I want to die. I have to die. I will not stand another day, another night. I will not enter the hellhole in front of me. I refuse to.
I have to think of a method. Plan my exit. And fast. I have to do it before the end of this year. I have to think… and think… and think.
3 comments
Hogpotter,
A few days ago someone put up a post about happiness. I left a commenting expressing my pov. I was feeling really miserable that day because of my physical pain and especially my emotional issues, but then I read your comment:
“True happiness is felt during your lowest and darkest hour, when you have nothing else. It rises from your own self, it swells from inside your heart and it makes you be a better person. It makes you want to share it with other people”

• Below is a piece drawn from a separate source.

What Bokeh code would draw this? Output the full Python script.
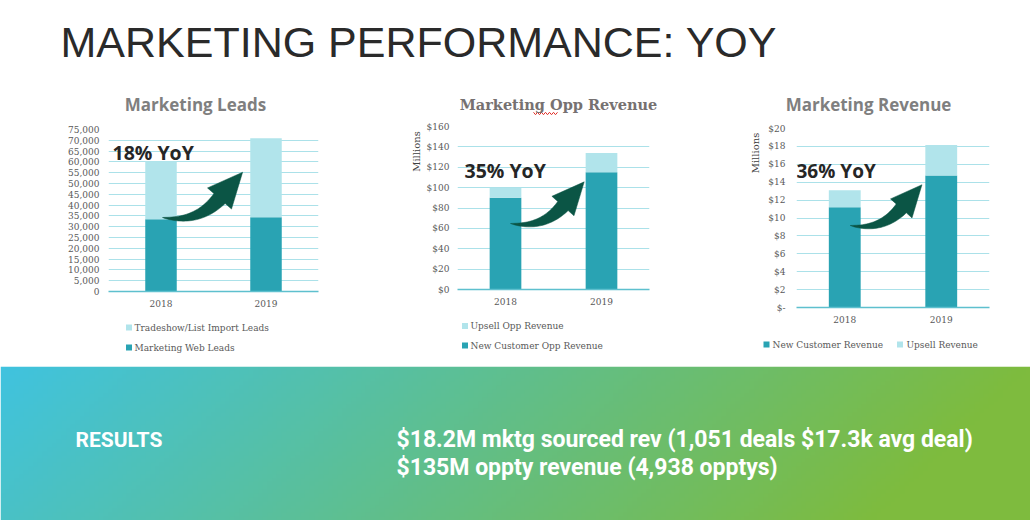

I saved that part of your comment because I cried when I read your words. That was exactly what I needed that day. Thank you, hogpotter. That day you said you knew that happiness existed because you could feel it within yourself.
I know that you feel lost right now. I’m sending light and love to you, I hope you feel better soon.
M
Tris, tsk tsk. Comment*
There have been so many times I’ve been on this edge. Just try to get through day by day, and if that’s too hard then hour by hour or minute by minute.
You are so so much stronger than you think, and that comment that Tristeza has just left shows that you have an absolutely beautiful soul. It’s people like you that make me push harder to get through everything, so please don’t give up.